# [Collected material]
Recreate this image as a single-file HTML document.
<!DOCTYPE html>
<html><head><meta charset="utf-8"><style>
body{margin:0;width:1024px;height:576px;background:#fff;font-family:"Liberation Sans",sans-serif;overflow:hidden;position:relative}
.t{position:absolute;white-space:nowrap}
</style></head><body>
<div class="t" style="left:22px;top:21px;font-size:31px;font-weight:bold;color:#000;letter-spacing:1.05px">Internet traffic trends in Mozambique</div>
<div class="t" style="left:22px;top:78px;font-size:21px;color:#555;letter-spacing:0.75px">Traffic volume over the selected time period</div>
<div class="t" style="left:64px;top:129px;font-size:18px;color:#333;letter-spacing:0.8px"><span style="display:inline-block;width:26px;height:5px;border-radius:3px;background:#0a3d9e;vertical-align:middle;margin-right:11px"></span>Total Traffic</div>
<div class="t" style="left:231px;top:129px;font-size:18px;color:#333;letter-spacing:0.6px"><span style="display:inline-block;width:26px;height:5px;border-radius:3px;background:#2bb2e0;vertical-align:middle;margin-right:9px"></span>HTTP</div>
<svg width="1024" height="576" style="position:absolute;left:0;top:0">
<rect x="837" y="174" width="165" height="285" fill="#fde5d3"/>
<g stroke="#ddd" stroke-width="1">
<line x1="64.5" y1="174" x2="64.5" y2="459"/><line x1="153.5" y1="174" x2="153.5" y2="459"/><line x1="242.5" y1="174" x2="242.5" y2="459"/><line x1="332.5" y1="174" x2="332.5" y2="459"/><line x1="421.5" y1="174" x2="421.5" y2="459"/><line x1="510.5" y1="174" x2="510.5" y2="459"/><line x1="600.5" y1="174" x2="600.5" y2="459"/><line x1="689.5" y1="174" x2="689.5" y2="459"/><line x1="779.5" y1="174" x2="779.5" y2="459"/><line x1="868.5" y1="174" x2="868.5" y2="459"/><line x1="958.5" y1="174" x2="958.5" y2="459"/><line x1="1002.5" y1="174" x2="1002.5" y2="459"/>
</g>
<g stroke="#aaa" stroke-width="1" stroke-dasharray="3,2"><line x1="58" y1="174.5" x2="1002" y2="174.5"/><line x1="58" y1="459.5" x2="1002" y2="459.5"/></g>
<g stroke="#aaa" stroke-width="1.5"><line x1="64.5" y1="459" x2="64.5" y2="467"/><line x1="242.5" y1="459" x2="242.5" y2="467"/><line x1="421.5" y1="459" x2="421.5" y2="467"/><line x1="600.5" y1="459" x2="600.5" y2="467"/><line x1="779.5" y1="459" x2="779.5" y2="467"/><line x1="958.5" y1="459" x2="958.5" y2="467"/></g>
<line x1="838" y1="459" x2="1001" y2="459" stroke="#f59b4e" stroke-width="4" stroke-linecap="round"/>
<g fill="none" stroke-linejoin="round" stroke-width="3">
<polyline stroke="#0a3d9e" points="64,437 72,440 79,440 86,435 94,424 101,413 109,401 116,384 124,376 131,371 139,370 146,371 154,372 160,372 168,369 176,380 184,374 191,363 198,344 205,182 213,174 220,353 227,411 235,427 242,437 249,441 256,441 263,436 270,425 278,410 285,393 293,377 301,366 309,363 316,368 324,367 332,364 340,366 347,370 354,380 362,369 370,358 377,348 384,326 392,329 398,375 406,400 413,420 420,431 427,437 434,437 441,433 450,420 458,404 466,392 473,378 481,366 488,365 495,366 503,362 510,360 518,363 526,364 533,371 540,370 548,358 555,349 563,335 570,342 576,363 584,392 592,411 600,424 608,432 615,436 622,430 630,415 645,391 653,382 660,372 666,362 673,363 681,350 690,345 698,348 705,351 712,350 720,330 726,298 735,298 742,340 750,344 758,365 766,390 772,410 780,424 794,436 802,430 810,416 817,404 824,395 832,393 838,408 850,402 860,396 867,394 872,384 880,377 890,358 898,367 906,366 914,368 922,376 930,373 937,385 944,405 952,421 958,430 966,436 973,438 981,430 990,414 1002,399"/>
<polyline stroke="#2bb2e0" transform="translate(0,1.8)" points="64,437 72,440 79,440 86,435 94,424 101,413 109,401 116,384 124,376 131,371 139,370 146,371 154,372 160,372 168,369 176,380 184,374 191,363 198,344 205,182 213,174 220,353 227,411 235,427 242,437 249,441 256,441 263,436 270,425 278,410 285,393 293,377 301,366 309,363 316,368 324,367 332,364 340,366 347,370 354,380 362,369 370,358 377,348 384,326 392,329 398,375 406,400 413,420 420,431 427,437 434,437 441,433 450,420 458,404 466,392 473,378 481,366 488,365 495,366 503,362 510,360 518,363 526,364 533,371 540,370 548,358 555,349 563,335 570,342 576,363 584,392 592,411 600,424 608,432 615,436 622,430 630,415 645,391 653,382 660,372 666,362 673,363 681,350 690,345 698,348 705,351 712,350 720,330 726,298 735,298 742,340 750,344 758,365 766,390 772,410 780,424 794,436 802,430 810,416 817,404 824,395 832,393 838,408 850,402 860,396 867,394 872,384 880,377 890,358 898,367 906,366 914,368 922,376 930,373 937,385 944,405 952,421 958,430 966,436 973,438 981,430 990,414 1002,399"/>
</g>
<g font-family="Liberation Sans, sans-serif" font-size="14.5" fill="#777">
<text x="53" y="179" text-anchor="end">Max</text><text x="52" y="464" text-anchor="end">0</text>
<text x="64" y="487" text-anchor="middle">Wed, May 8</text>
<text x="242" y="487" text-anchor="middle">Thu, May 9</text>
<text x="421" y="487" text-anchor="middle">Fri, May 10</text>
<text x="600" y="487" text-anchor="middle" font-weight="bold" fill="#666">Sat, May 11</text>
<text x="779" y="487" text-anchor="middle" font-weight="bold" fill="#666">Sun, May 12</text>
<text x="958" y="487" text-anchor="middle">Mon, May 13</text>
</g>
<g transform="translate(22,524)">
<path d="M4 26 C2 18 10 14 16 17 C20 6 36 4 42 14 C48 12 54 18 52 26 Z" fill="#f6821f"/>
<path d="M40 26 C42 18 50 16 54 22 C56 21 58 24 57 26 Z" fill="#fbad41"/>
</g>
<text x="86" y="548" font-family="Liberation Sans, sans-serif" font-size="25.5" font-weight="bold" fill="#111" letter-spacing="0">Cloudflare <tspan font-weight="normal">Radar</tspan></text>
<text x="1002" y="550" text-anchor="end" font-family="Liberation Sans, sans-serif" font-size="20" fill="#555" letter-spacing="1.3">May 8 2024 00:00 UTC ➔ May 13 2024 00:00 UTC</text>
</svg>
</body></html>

# [To be done]
Copy out every line of the data above, exactly as given.

# [Expected answer]
Recreate this image as a single-file HTML document.
<!DOCTYPE html>
<html><head><meta charset="utf-8"><style>
body{margin:0;width:1024px;height:576px;background:#fff;font-family:"Liberation Sans",sans-serif;overflow:hidden;position:relative}
.t{position:absolute;white-space:nowrap}
</style></head><body>
<div class="t" style="left:22px;top:21px;font-size:31px;font-weight:bold;color:#000;letter-spacing:1.05px">Internet traffic trends in Mozambique</div>
<div class="t" style="left:22px;top:78px;font-size:21px;color:#555;letter-spacing:0.75px">Traffic volume over the selected time period</div>
<div class="t" style="left:64px;top:129px;font-size:18px;color:#333;letter-spacing:0.8px"><span style="display:inline-block;width:26px;height:5px;border-radius:3px;background:#0a3d9e;vertical-align:middle;margin-right:11px"></span>Total Traffic</div>
<div class="t" style="left:231px;top:129px;font-size:18px;color:#333;letter-spacing:0.6px"><span style="display:inline-block;width:26px;height:5px;border-radius:3px;background:#2bb2e0;vertical-align:middle;margin-right:9px"></span>HTTP</div>
<svg width="1024" height="576" style="position:absolute;left:0;top:0">
<rect x="837" y="174" width="165" height="285" fill="#fde5d3"/>
<g stroke="#ddd" stroke-width="1">
<line x1="64.5" y1="174" x2="64.5" y2="459"/><line x1="153.5" y1="174" x2="153.5" y2="459"/><line x1="242.5" y1="174" x2="242.5" y2="459"/><line x1="332.5" y1="174" x2="332.5" y2="459"/><line x1="421.5" y1="174" x2="421.5" y2="459"/><line x1="510.5" y1="174" x2="510.5" y2="459"/><line x1="600.5" y1="174" x2="600.5" y2="459"/><line x1="689.5" y1="174" x2="689.5" y2="459"/><line x1="779.5" y1="174" x2="779.5" y2="459"/><line x1="868.5" y1="174" x2="868.5" y2="459"/><line x1="958.5" y1="174" x2="958.5" y2="459"/><line x1="1002.5" y1="174" x2="1002.5" y2="459"/>
</g>
<g stroke="#aaa" stroke-width="1" stroke-dasharray="3,2"><line x1="58" y1="174.5" x2="1002" y2="174.5"/><line x1="58" y1="459.5" x2="1002" y2="459.5"/></g>
<g stroke="#aaa" stroke-width="1.5"><line x1="64.5" y1="459" x2="64.5" y2="467"/><line x1="242.5" y1="459" x2="242.5" y2="467"/><line x1="421.5" y1="459" x2="421.5" y2="467"/><line x1="600.5" y1="459" x2="600.5" y2="467"/><line x1="779.5" y1="459" x2="779.5" y2="467"/><line x1="958.5" y1="459" x2="958.5" y2="467"/></g>
<line x1="838" y1="459" x2="1001" y2="459" stroke="#f59b4e" stroke-width="4" stroke-linecap="round"/>
<g fill="none" stroke-linejoin="round" stroke-width="3">
<polyline stroke="#0a3d9e" points="64,437 72,440 79,440 86,435 94,424 101,413 109,401 116,384 124,376 131,371 139,370 146,371 154,372 160,372 168,369 176,380 184,374 191,363 198,344 205,182 213,174 220,353 227,411 235,427 242,437 249,441 256,441 263,436 270,425 278,410 285,393 293,377 301,366 309,363 316,368 324,367 332,364 340,366 347,370 354,380 362,369 370,358 377,348 384,326 392,329 398,375 406,400 413,420 420,431 427,437 434,437 441,433 450,420 458,404 466,392 473,378 481,366 488,365 495,366 503,362 510,360 518,363 526,364 533,371 540,370 548,358 555,349 563,335 570,342 576,363 584,392 592,411 600,424 608,432 615,436 622,430 630,415 645,391 653,382 660,372 666,362 673,363 681,350 690,345 698,348 705,351 712,350 720,330 726,298 735,298 742,340 750,344 758,365 766,390 772,410 780,424 794,436 802,430 810,416 817,404 824,395 832,393 838,408 850,402 860,396 867,394 872,384 880,377 890,358 898,367 906,366 914,368 922,376 930,373 937,385 944,405 952,421 958,430 966,436 973,438 981,430 990,414 1002,399"/>
<polyline stroke="#2bb2e0" transform="translate(0,1.8)" points="64,437 72,440 79,440 86,435 94,424 101,413 109,401 116,384 124,376 131,371 139,370 146,371 154,372 160,372 168,369 176,380 184,374 191,363 198,344 205,182 213,174 220,353 227,411 235,427 242,437 249,441 256,441 263,436 270,425 278,410 285,393 293,377 301,366 309,363 316,368 324,367 332,364 340,366 347,370 354,380 362,369 370,358 377,348 384,326 392,329 398,375 406,400 413,420 420,431 427,437 434,437 441,433 450,420 458,404 466,392 473,378 481,366 488,365 495,366 503,362 510,360 518,363 526,364 533,371 540,370 548,358 555,349 563,335 570,342 576,363 584,392 592,411 600,424 608,432 615,436 622,430 630,415 645,391 653,382 660,372 666,362 673,363 681,350 690,345 698,348 705,351 712,350 720,330 726,298 735,298 742,340 750,344 758,365 766,390 772,410 780,424 794,436 802,430 810,416 817,404 824,395 832,393 838,408 850,402 860,396 867,394 872,384 880,377 890,358 898,367 906,366 914,368 922,376 930,373 937,385 944,405 952,421 958,430 966,436 973,438 981,430 990,414 1002,399"/>
</g>
<g font-family="Liberation Sans, sans-serif" font-size="14.5" fill="#777">
<text x="53" y="179" text-anchor="end">Max</text><text x="52" y="464" text-anchor="end">0</text>
<text x="64" y="487" text-anchor="middle">Wed, May 8</text>
<text x="242" y="487" text-anchor="middle">Thu, May 9</text>
<text x="421" y="487" text-anchor="middle">Fri, May 10</text>
<text x="600" y="487" text-anchor="middle" font-weight="bold" fill="#666">Sat, May 11</text>
<text x="779" y="487" text-anchor="middle" font-weight="bold" fill="#666">Sun, May 12</text>
<text x="958" y="487" text-anchor="middle">Mon, May 13</text>
</g>
<g transform="translate(22,524)">
<path d="M4 26 C2 18 10 14 16 17 C20 6 36 4 42 14 C48 12 54 18 52 26 Z" fill="#f6821f"/>
<path d="M40 26 C42 18 50 16 54 22 C56 21 58 24 57 26 Z" fill="#fbad41"/>
</g>
<text x="86" y="548" font-family="Liberation Sans, sans-serif" font-size="25.5" font-weight="bold" fill="#111" letter-spacing="0">Cloudflare <tspan font-weight="normal">Radar</tspan></text>
<text x="1002" y="550" text-anchor="end" font-family="Liberation Sans, sans-serif" font-size="20" fill="#555" letter-spacing="1.3">May 8 2024 00:00 UTC ➔ May 13 2024 00:00 UTC</text>
</svg>
</body></html>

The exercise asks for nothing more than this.